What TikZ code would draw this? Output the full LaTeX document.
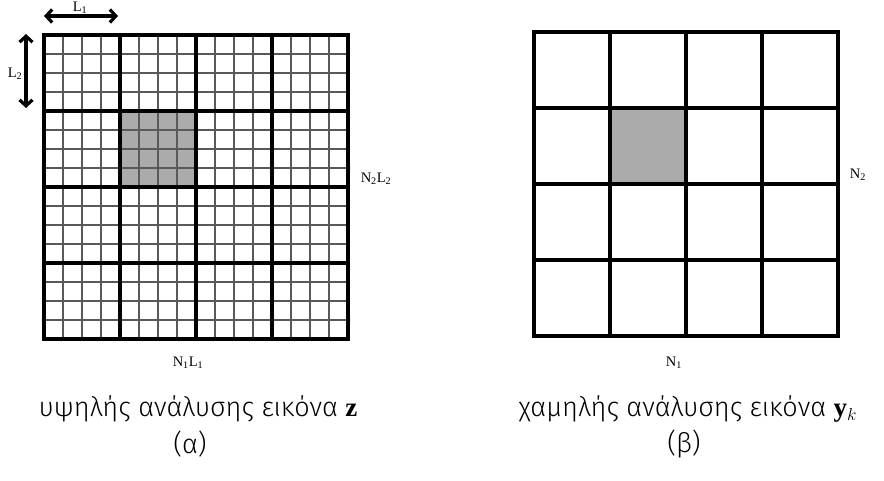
\documentclass[tikz,border=0pt]{standalone}
\usepackage{fontspec}
\setmainfont{Liberation Serif}
\newfontfamily\greekfont{Fira Sans Light}
\usetikzlibrary{arrows.meta}
\begin{document}
\begin{tikzpicture}[x=1pt,y=-1pt,
  finegrid/.style={draw=black!65, line width=1.1pt},
  coarsegrid/.style={draw=black, line width=3.2pt},
  dimarrow/.style={line width=3.2pt, {Straight Barb[length=6pt,width=13pt]}-{Straight Barb[length=6pt,width=13pt]}},
  lbl/.style={font=\fontsize{14.5}{16}\selectfont, inner sep=0pt},
  caption/.style={font=\greekfont\fontsize{27}{31}\selectfont, inner sep=0pt}]
\useasboundingbox (0,0) rectangle (884,480);
% high resolution image z
\fill[black!33] (120,111) rectangle (196,187);
\foreach \i in {1,...,15} {
  \draw[finegrid] (44+19*\i,35) -- (44+19*\i,339);
  \draw[finegrid] (44,35+19*\i) -- (348,35+19*\i);
}
\foreach \i in {1,2,3} {
  \draw[coarsegrid] (44+76*\i,35) -- (44+76*\i,339);
  \draw[coarsegrid] (44,35+76*\i) -- (348,35+76*\i);
}
\draw[coarsegrid, line width=3.6pt] (44,35) rectangle (348,339);
\coordinate (l1a) at (44,16);
\coordinate (l1b) at (118,16);
\coordinate (l2a) at (26,34);
\coordinate (l2b) at (26,108);
\draw[dimarrow] (l1a) -- (l1b);
\draw[dimarrow] (l2a) -- (l2b);
\node[lbl] (l1) at (80,8) {L\textsubscript{1}};
\node[lbl] (l2) at (15,74) {L\textsubscript{2}};
\node[lbl] (n2l2) at (376,179) {N\textsubscript{2}L\textsubscript{2}};
\node[lbl] (n1l1) at (188,363) {N\textsubscript{1}L\textsubscript{1}};
\node[caption] (capa) at (198,409) {υψηλής ανάλυσης εικόνα $\mathbf{z}$};
\node[caption] (suba) at (190,444) {(α)};
% low resolution image y_k
\fill[black!33] (610,108) rectangle (686,184);
\foreach \i in {1,2,3} {
  \draw[coarsegrid] (534+76*\i,32) -- (534+76*\i,336);
  \draw[coarsegrid] (534,32+76*\i) -- (838,32+76*\i);
}
\draw[coarsegrid, line width=3.6pt] (534,32) rectangle (838,336);
\node[lbl] (n2) at (858,175) {N\textsubscript{2}};
\node[lbl] (n1) at (674,363) {N\textsubscript{1}};
\node[caption] (capb) at (688,409) {χαμηλής ανάλυσης εικόνα $\mathbf{y}_k$};
\node[caption] (subb) at (684,444) {(β)};
\end{tikzpicture}
\end{document}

### What the task requires
Do not include the images; transcribe the rest of the listing exactly.

### Solution to this problem
What TikZ code would draw this? Output the full LaTeX document.
\documentclass[tikz,border=0pt]{standalone}
\usepackage{fontspec}
\setmainfont{Liberation Serif}
\newfontfamily\greekfont{Fira Sans Light}
\usetikzlibrary{arrows.meta}
\begin{document}
\begin{tikzpicture}[x=1pt,y=-1pt,
  finegrid/.style={draw=black!65, line width=1.1pt},
  coarsegrid/.style={draw=black, line width=3.2pt},
  dimarrow/.style={line width=3.2pt, {Straight Barb[length=6pt,width=13pt]}-{Straight Barb[length=6pt,width=13pt]}},
  lbl/.style={font=\fontsize{14.5}{16}\selectfont, inner sep=0pt},
  caption/.style={font=\greekfont\fontsize{27}{31}\selectfont, inner sep=0pt}]
\useasboundingbox (0,0) rectangle (884,480);
% high resolution image z
\fill[black!33] (120,111) rectangle (196,187);
\foreach \i in {1,...,15} {
  \draw[finegrid] (44+19*\i,35) -- (44+19*\i,339);
  \draw[finegrid] (44,35+19*\i) -- (348,35+19*\i);
}
\foreach \i in {1,2,3} {
  \draw[coarsegrid] (44+76*\i,35) -- (44+76*\i,339);
  \draw[coarsegrid] (44,35+76*\i) -- (348,35+76*\i);
}
\draw[coarsegrid, line width=3.6pt] (44,35) rectangle (348,339);
\coordinate (l1a) at (44,16);
\coordinate (l1b) at (118,16);
\coordinate (l2a) at (26,34);
\coordinate (l2b) at (26,108);
\draw[dimarrow] (l1a) -- (l1b);
\draw[dimarrow] (l2a) -- (l2b);
\node[lbl] (l1) at (80,8) {L\textsubscript{1}};
\node[lbl] (l2) at (15,74) {L\textsubscript{2}};
\node[lbl] (n2l2) at (376,179) {N\textsubscript{2}L\textsubscript{2}};
\node[lbl] (n1l1) at (188,363) {N\textsubscript{1}L\textsubscript{1}};
\node[caption] (capa) at (198,409) {υψηλής ανάλυσης εικόνα $\mathbf{z}$};
\node[caption] (suba) at (190,444) {(α)};
% low resolution image y_k
\fill[black!33] (610,108) rectangle (686,184);
\foreach \i in {1,2,3} {
  \draw[coarsegrid] (534+76*\i,32) -- (534+76*\i,336);
  \draw[coarsegrid] (534,32+76*\i) -- (838,32+76*\i);
}
\draw[coarsegrid, line width=3.6pt] (534,32) rectangle (838,336);
\node[lbl] (n2) at (858,175) {N\textsubscript{2}};
\node[lbl] (n1) at (674,363) {N\textsubscript{1}};
\node[caption] (capb) at (688,409) {χαμηλής ανάλυσης εικόνα $\mathbf{y}_k$};
\node[caption] (subb) at (684,444) {(β)};
\end{tikzpicture}
\end{document}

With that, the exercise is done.